AIM OF THE EXERCISE:
Omit every picture and output the rest of the records exactly as they are.

Rows from a dataset of charts and code:
-*-*-
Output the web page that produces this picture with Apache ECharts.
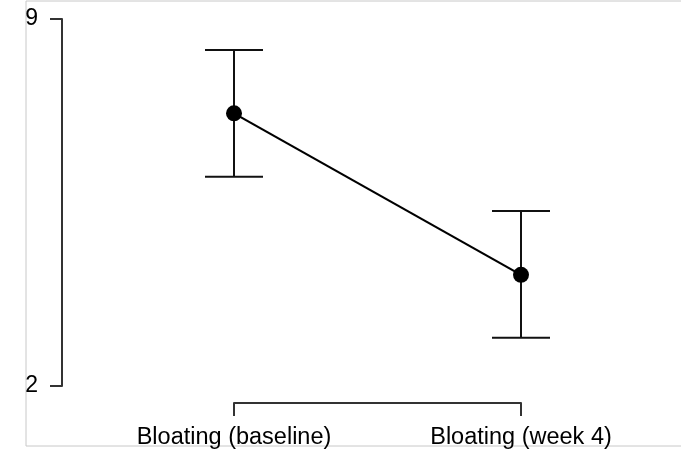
<!DOCTYPE html>
<html>
<head>
<meta charset="utf-8">
<script src="https://cdn.jsdelivr.net/npm/echarts@6/dist/echarts.min.js"></script>
<style>
  html, body { margin: 0; padding: 0; background: #fff; }
  #chart { width: 681px; height: 451px; }
</style>
</head>
<body>
<div id="chart"></div>
<script>
const categories = ["Bloating (baseline)", "Bloating (week 4)"];
const means = [7.2, 4.12];
const lower = [5.99, 2.92];
const upper = [8.41, 5.34];
const yMin = 2;
const yMax = 9;

const chart = echarts.init(document.getElementById("chart"));
const font = "'Liberation Sans', Arial, sans-serif";

chart.setOption({
  animation: false,
  graphic: [
    {
      type: "rect",
      shape: { x: 26, y: 1, width: 700, height: 445 },
      style: { fill: "none", stroke: "#c8c8c8", lineWidth: 1 },
      silent: true
    }
  ],
  grid: { left: 234, right: 160, top: 19, bottom: 65 },
  xAxis: {
    type: "category",
    data: categories,
    boundaryGap: false,
    offset: 17,
    axisLine: { lineStyle: { color: "#333", width: 2 } },
    axisTick: { length: 13, lineStyle: { color: "#333", width: 2 } },
    axisLabel: { color: "#000", fontSize: 23.5, fontFamily: font, margin: 23 },
    splitLine: { show: false }
  },
  yAxis: {
    type: "value",
    min: yMin,
    max: yMax,
    interval: yMax - yMin,
    offset: 172,
    axisLine: { show: true, lineStyle: { color: "#333", width: 2 } },
    axisTick: { show: true, length: 12, lineStyle: { color: "#333", width: 2 } },
    axisLabel: { color: "#000", fontSize: 23, fontFamily: font, margin: 24, padding: [4, 0, 0, 0] },
    splitLine: { show: false }
  },
  series: [
    {
      type: "custom",
      data: categories.map((c, i) => [i, lower[i], upper[i]]),
      renderItem(params, api) {
        const lo = api.coord([api.value(0), api.value(1)]);
        const hi = api.coord([api.value(0), api.value(2)]);
        const w = 29;
        const style = { stroke: "#111", lineWidth: 2 };
        return {
          type: "group",
          children: [
            { type: "line", shape: { x1: lo[0], y1: lo[1], x2: hi[0], y2: hi[1] }, style },
            { type: "line", shape: { x1: lo[0] - w, y1: lo[1], x2: lo[0] + w, y2: lo[1] }, style },
            { type: "line", shape: { x1: hi[0] - w, y1: hi[1], x2: hi[0] + w, y2: hi[1] }, style }
          ]
        };
      },
      z: 1
    },
    {
      type: "line",
      data: means,
      symbol: "circle",
      symbolSize: 16,
      lineStyle: { color: "#000", width: 2.2 },
      itemStyle: { color: "#000" },
      z: 2
    }
  ]
});
</script>
</body>
</html>
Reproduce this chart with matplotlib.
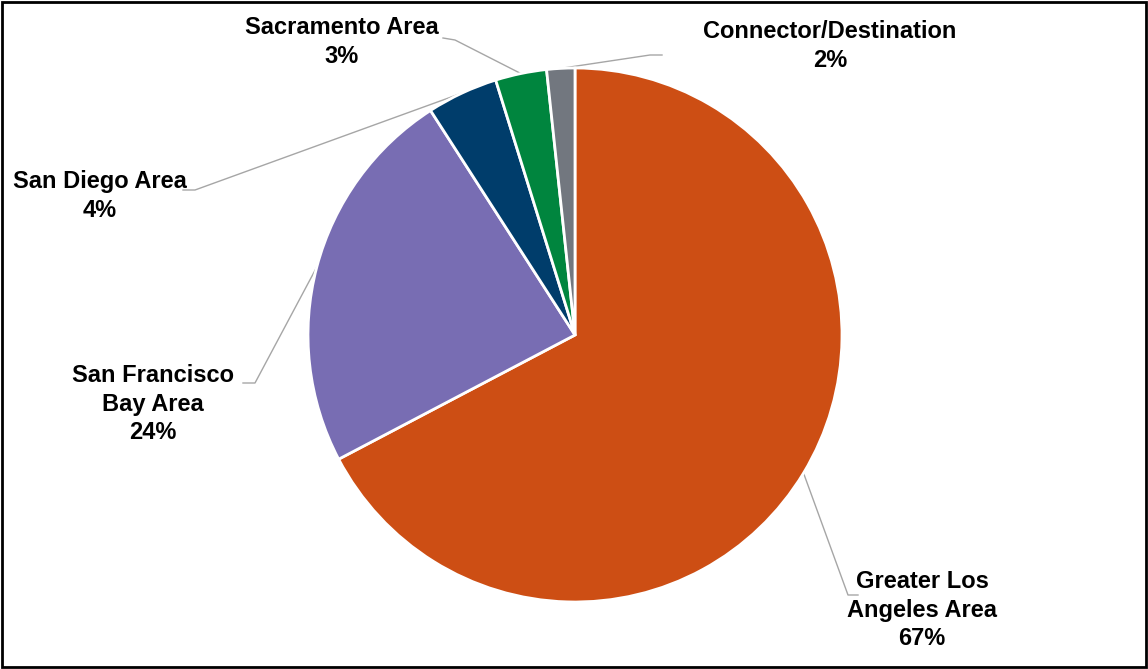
-*-*-
RESULT OF THE EXERCISE:
Output the web page that produces this picture with Apache ECharts.
<!DOCTYPE html>
<html>
<head>
<meta charset="utf-8">
<script src="https://cdn.jsdelivr.net/npm/echarts@6/dist/echarts.min.js"></script>
<style>
  html, body { margin: 0; padding: 0; background: #fff; }
  #chart { width: 681px; height: 451px; }
</style>
</head>
<body>
<div id="chart"></div>
<script>
const categories = ["Bloating (baseline)", "Bloating (week 4)"];
const means = [7.2, 4.12];
const lower = [5.99, 2.92];
const upper = [8.41, 5.34];
const yMin = 2;
const yMax = 9;

const chart = echarts.init(document.getElementById("chart"));
const font = "'Liberation Sans', Arial, sans-serif";

chart.setOption({
  animation: false,
  graphic: [
    {
      type: "rect",
      shape: { x: 26, y: 1, width: 700, height: 445 },
      style: { fill: "none", stroke: "#c8c8c8", lineWidth: 1 },
      silent: true
    }
  ],
  grid: { left: 234, right: 160, top: 19, bottom: 65 },
  xAxis: {
    type: "category",
    data: categories,
    boundaryGap: false,
    offset: 17,
    axisLine: { lineStyle: { color: "#333", width: 2 } },
    axisTick: { length: 13, lineStyle: { color: "#333", width: 2 } },
    axisLabel: { color: "#000", fontSize: 23.5, fontFamily: font, margin: 23 },
    splitLine: { show: false }
  },
  yAxis: {
    type: "value",
    min: yMin,
    max: yMax,
    interval: yMax - yMin,
    offset: 172,
    axisLine: { show: true, lineStyle: { color: "#333", width: 2 } },
    axisTick: { show: true, length: 12, lineStyle: { color: "#333", width: 2 } },
    axisLabel: { color: "#000", fontSize: 23, fontFamily: font, margin: 24, padding: [4, 0, 0, 0] },
    splitLine: { show: false }
  },
  series: [
    {
      type: "custom",
      data: categories.map((c, i) => [i, lower[i], upper[i]]),
      renderItem(params, api) {
        const lo = api.coord([api.value(0), api.value(1)]);
        const hi = api.coord([api.value(0), api.value(2)]);
        const w = 29;
        const style = { stroke: "#111", lineWidth: 2 };
        return {
          type: "group",
          children: [
            { type: "line", shape: { x1: lo[0], y1: lo[1], x2: hi[0], y2: hi[1] }, style },
            { type: "line", shape: { x1: lo[0] - w, y1: lo[1], x2: lo[0] + w, y2: lo[1] }, style },
            { type: "line", shape: { x1: hi[0] - w, y1: hi[1], x2: hi[0] + w, y2: hi[1] }, style }
          ]
        };
      },
      z: 1
    },
    {
      type: "line",
      data: means,
      symbol: "circle",
      symbolSize: 16,
      lineStyle: { color: "#000", width: 2.2 },
      itemStyle: { color: "#000" },
      z: 2
    }
  ]
});
</script>
</body>
</html>
Reproduce this chart with matplotlib.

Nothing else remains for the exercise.